Apresentado pelo deputado Celso Russomanno (Republicanos-SP), o PL 5645/19 prevê, entre outros pontos, que a prestadora do serviço de acesso condicionado, independentemente de tecnologia de distribuição empregada, oferte, sem qualquer custo adicional para seus assinantes, os canais de televisão aberta e os de acesso público, como TV Brasil, TV Câmara e TV Senado. Essa regra – conhecida como must carry – já é cumprida pelas operadoras de TVs por assinatura, e a ideia do deputado é que também valha quando o serviço for distribuído pela internet.
Divergências
Na audiência pública, Fábio Augusto Andrade, vice-presidente de Relações Institucionais da Claro, manifestou preocupação com o parecer apresentado. “Temos o PL 4292/19, o PL 4389/19, e o PL 5645/19 e me causa estranheza que o relator cite apenas o PL 4389. Isso me causa perplexidade porque os outros projetos têm pontos importantes a serem considerados”, disse.
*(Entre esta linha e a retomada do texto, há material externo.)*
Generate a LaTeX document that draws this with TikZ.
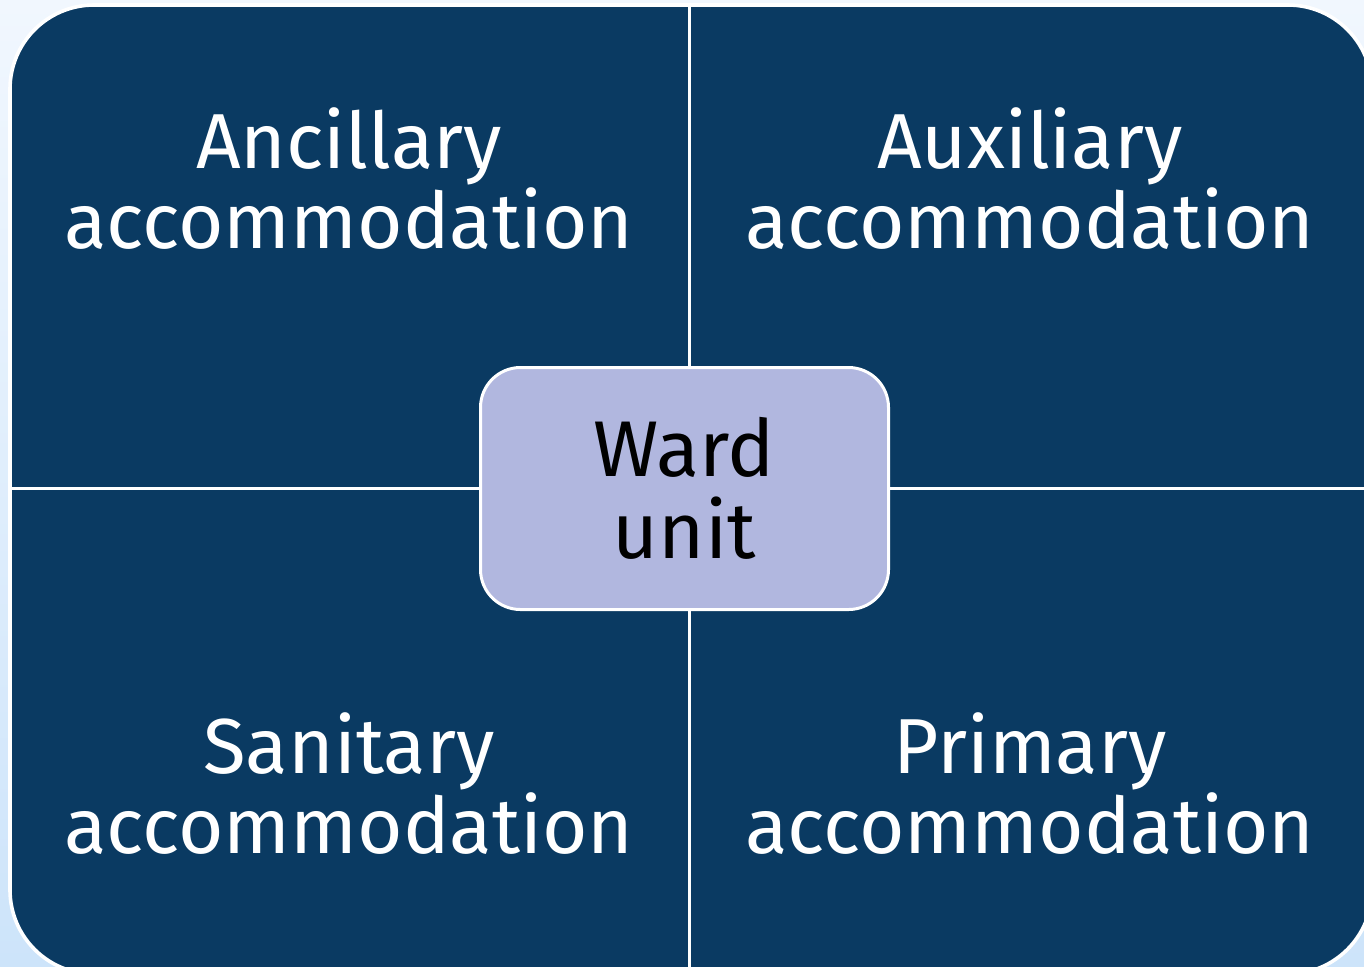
\documentclass[tikz,border=0pt]{standalone}
\usepackage{fontspec}
\setmainfont{Fira Sans}
\definecolor{cellblue}{HTML}{0A3A62}
\definecolor{hubfill}{HTML}{B1B7DF}
\definecolor{bgtop}{HTML}{F1F7FE}
\definecolor{bgbottom}{HTML}{CDE4FA}
\tikzset{
  celltext/.style={text=white, align=center, font=\fontsize{39}{40}\selectfont},
  hub/.style={draw=white, line width=1.5pt, fill=hubfill, rounded corners=20pt,
    minimum width=204pt, minimum height=121pt, align=center,
    font=\fontsize{39.5}{41}\selectfont},
}

\begin{document}
\begin{tikzpicture}[x=0.5pt, y=-0.5pt]
      \useasboundingbox (0,0) rectangle (1364,966);
      \clip (0,0) rectangle (1364,966);
      \shade[top color=bgtop, bottom color=bgbottom] (0,0) rectangle (1364,966);
      \fill[cellblue, draw=white, line width=1.8pt, rounded corners=42pt]
        (10,5) rectangle (1372,974);
      \coordinate (top) at (689,5);
      \coordinate (bottom) at (689,974);
      \coordinate (left) at (10,488);
      \coordinate (right) at (1372,488);
      \draw[white, line width=1.5pt] (top) -- (bottom);
      \draw[white, line width=1.5pt] (left) -- (right);
      \node[celltext] (ancillary) at (349,179) {Ancillary\\accommodation};
      \node[celltext] (auxiliary) at (1030,179) {Auxiliary\\accommodation};
      \node[celltext] (sanitary) at (349,784) {Sanitary\\accommodation};
      \node[celltext] (primary) at (1030,784) {Primary\\accommodation};
      \node[hub] (ward) at (684.5,488.5) {Ward\\unit};
    \end{tikzpicture}
\end{document}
Já o diretor de Regulação e Relações Institucionais do Grupo Globo, representando a Associação Brasileira de Emissoras de Rádio e Televisão (Abert), Marcelo Bechara, se disse contrário ao enquadramento dos serviços de streaming na Lei do SeAC. Ele acredita que o serviço tem que ter regulação diferente do serviço de TV paga.
O consultor da Motion Picture Association (MPA), Maurício Fittipaldi, também acredita que a distribuição de conteúdo audiovisual por meio de estrutura de telecomunicações – como no caso da TV por assinatura – não pode ser equiparada à distribuição de conteúdo pela internet. A entidade representa a Netflix.
Outra proposta
Já o consultor da área de telecomunicações (e ex-deputado federal) Jorge Bittar, que foi relator da Lei do SeAC na Câmara, acredita que a lei deve ser atualizada para englobar a distribuição de conteúdo audiovisual pela internet e que essas plataformas também devem apoiar a produção e distribuição de filmes e séries brasileiros.
Bittar defende outra proposta (PL 8889/2019, também do deputado Paulo Teixeira), que já foi aprovada na Comissão de Cultura, na forma de texto substitutivo, e agora também será analisado pela Comissão de Ciência e Tecnologia. O substitutivo obriga distribuidoras de conteúdos audiovisuais formatados em catálogo, como Netflix e Amazon Prime Video, a investir anualmente pelo menos 10% do seu faturamento bruto em produções nacionais.
Propriedade cruzada
Na audiência, Roberto Franco, representante do SBT, disse ser contrário à retirada das restrições de propriedade cruzada do texto da Lei do SeAC sem que outro mecanismo de promoção da competição seja criado. Ele defendeu o must-carry no serviço de audiovisual prestado pela internet.
Essa mesma posição foi defendida pelo representante da Associação Brasileira de Rádio e Televisão (Abratel), Samir Nobre: “Foi feito algum estudo do que essa revogação das restrições de propriedade cruzada trará para os brasileiros? Desconhecemos qualquer estudo sobre os benefícios que a alteração vai trazer para as empresas brasileiras.”
A diversidade de posições ficou ainda mais clara com o posicionamento da gerente de Projetos do Intervozes – Coletivo Brasil de Comunicação Social, Marina Pita. Ela disse ser favorável à regulamentação do serviço de streaming, mas se posicionou contra as propostas de regulação que foram discutidas na audiência. O Intervozes defende que haja limites na concentração de mercado.